R0027/2026-03-26/Q001/H2

Statement

No meaningful or consistent performance gap has been demonstrated between English and non-English prompt engineering effectiveness. Research either does not exist or shows no reliable performance difference across languages.

Status

Current: Eliminated

H2 is eliminated by overwhelming evidence. Multiple independent benchmarks, controlled experiments, and large-scale evaluations consistently demonstrate measurable performance gaps between English and non-English languages.
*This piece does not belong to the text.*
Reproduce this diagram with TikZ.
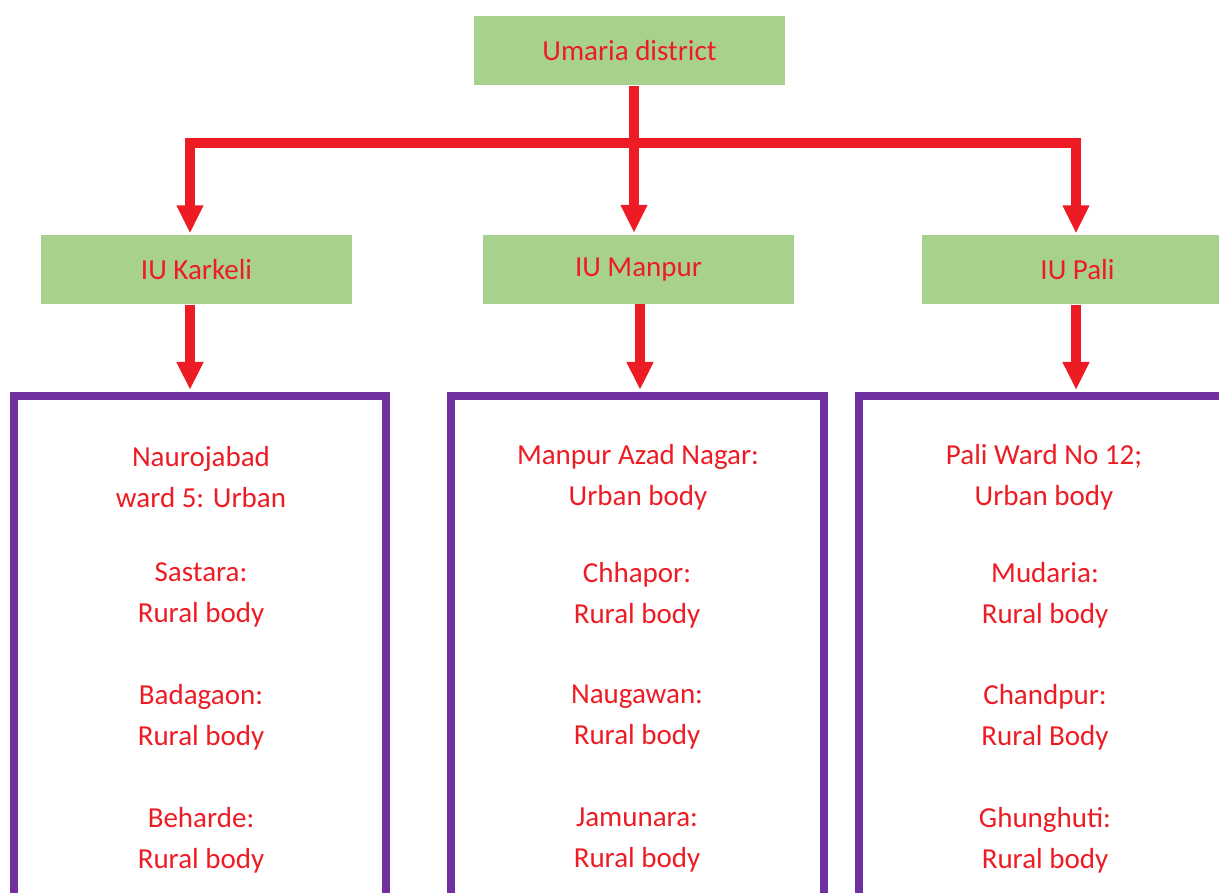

The volume of research (36+ papers in a recent survey), the consistency of findings across different benchmarks, and the identification of a causal mechanism (tokenization bias) all contradict H2.

Supporting Evidence

No evidence was found supporting H2. No study reported equivalent performance across languages.

Contradicting Evidence

Evidence Summary
SRC05-E01 30-point gap across 13 languages
SRC04-E01 Consistent performance hierarchy across 17 languages
SRC07-E01 3.5-21.2pp gaps for Arabic, Mandarin, Hindi, Telugu
SRC06-E01 197 experiments confirming English prompt advantage
SRC08-E01 Structural mechanism (tokenization) explains the gap
SRC03-E01 10+ point gaps documented, prompting techniques developed to address them
SRC01-E01 36 papers studying the phenomenon confirms it is recognized

Reasoning

Every piece of evidence found contradicts H2. The gap is documented across multiple benchmarks, languages, models, and research teams. A structural causal mechanism (tokenization bias) has been identified and quantified. H2 is eliminated with high confidence.

Relationship to Other Hypotheses

H2 is incompatible with both H1 and H3, both of which are supported by the evidence.